Newly revealed in excavation is the eighth-century villa, which included an aula and a
chapel with semi-circular apse. Evidence for Carolingian residential architecture is rare, so
that this discovery is not only notable for its relevance to the history of Cluny but also
contributes an important example to our understanding of Carolingian elite architecture. The
villa saw three phases of reconstruction from the eighth to the tenth centuries, and was then
adapted by the first monks, with its chapel serving as the first abbey church, dedicated in
927. Also remarkable is the rediscovery of an ancient sarcophagus, seen but not opened by
Conant, that was reused for the burial of Ada, sister of Cluny’s founder.

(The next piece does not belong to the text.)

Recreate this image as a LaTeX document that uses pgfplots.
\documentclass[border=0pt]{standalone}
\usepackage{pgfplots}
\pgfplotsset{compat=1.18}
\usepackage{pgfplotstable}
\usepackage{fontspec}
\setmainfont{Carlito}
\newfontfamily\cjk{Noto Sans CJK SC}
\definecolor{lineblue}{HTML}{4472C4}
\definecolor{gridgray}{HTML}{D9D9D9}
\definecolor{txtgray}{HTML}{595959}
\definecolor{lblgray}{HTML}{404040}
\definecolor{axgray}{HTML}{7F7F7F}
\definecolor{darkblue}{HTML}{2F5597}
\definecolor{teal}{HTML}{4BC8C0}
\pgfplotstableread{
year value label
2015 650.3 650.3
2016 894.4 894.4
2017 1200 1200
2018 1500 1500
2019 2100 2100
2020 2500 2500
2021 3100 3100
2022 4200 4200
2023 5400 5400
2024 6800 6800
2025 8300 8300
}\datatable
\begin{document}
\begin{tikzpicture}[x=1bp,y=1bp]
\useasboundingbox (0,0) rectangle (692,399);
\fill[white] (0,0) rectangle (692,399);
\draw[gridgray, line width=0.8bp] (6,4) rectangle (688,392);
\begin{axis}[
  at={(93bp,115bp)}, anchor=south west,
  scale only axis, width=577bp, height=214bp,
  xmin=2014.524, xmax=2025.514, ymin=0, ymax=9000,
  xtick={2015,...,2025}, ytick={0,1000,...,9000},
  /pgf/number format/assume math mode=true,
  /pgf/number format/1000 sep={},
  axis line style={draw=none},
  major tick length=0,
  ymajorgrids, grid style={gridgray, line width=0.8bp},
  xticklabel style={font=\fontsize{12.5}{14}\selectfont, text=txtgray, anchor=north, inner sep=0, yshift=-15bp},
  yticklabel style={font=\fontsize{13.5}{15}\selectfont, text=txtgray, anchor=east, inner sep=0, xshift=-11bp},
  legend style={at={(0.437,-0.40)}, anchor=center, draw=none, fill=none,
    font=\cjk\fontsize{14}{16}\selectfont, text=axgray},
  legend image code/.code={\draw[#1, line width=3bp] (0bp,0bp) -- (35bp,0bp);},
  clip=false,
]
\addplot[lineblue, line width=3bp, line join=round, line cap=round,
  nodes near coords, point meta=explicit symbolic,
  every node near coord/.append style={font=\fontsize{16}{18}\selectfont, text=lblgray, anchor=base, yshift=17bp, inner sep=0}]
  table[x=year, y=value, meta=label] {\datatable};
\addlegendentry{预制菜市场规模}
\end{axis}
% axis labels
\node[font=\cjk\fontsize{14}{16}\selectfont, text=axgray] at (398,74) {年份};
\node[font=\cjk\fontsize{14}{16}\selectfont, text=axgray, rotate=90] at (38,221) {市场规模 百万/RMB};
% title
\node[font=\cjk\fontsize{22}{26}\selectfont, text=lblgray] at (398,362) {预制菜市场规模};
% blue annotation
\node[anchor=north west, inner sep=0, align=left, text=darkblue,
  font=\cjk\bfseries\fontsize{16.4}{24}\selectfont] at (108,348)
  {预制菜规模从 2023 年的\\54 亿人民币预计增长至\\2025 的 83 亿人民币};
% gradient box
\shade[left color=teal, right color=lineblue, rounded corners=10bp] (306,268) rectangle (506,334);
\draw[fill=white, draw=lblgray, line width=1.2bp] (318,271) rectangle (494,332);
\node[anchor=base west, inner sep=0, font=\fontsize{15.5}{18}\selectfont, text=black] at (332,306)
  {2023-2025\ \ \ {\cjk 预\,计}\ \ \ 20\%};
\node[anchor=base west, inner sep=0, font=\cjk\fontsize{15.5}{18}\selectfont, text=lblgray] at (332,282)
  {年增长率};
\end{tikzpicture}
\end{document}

Chapter 5, by Sapin and Fabrice Henrion, treats the construction of the second church at
Cluny (Cluny II), proposing four phases of building, from a church with a hypothetical flat
chevet through to a structure that had an increasingly complex eastern termination. The
chapter also provides a reconstruction of the altar and ciborium, as well as an analysis of
the early chapter room and claustral arrangement.
Chapter 6, by Baud and Anne Flammin, returns to the site of the Carolingian villa chapel.

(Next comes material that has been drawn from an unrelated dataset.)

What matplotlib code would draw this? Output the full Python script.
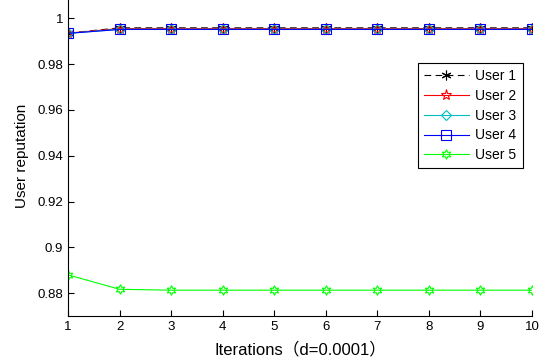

This small church dedicated to the Virgin, traces of which were excavated by Conant in
1932, became an important chapel after having served as the first monastic church. It was
linked to the infirmary and used especially by brothers who were sick or dying. This chapter
treats the complex phases of rebuilding for this church of Sainte-Marie and details its liturgical
functions. Chapter 7, by Baud and Sapin, provides new interpretations for the layout
of the abbey in the eleventh and twelfth centuries, surveying the chapter room and claustral
buildings, as well as the beginning of construction on the church of Cluny III.
Seven appendices conclude the volume, treating the construction materials used at the site,
ceramic and floor tiles recovered in excavation, as well as fragments of wall painting, excavated
sculptural elements and coinage. A final appendix presents a chart of dates provided by
radiocarbon testing at the site.
The book is beautifully produced, with full-color illustrations, including phased plans
and reconstructions, as well as illuminating details of the structures, foundation walls of
lost buildings, and associated material culture. Stratigraphic sections are usefully included
with keyed top plans situating them, although these keys are very small and sometimes difficult
to decipher. The rich textual history of Cluny is carefully rehearsed for the general
reader as well as the specialist. Departures from long-held hypotheses are signaled and footnoted,
and the comparanda from Carolingian and Romanesque architecture are detailed
to support interpretations of the excavated walls. Equally important, remaining lacunae in
evidence are underscored and possibilities for future work suggested. The book presents a
wealth of new information and opens the site and its history to fresh interpretations.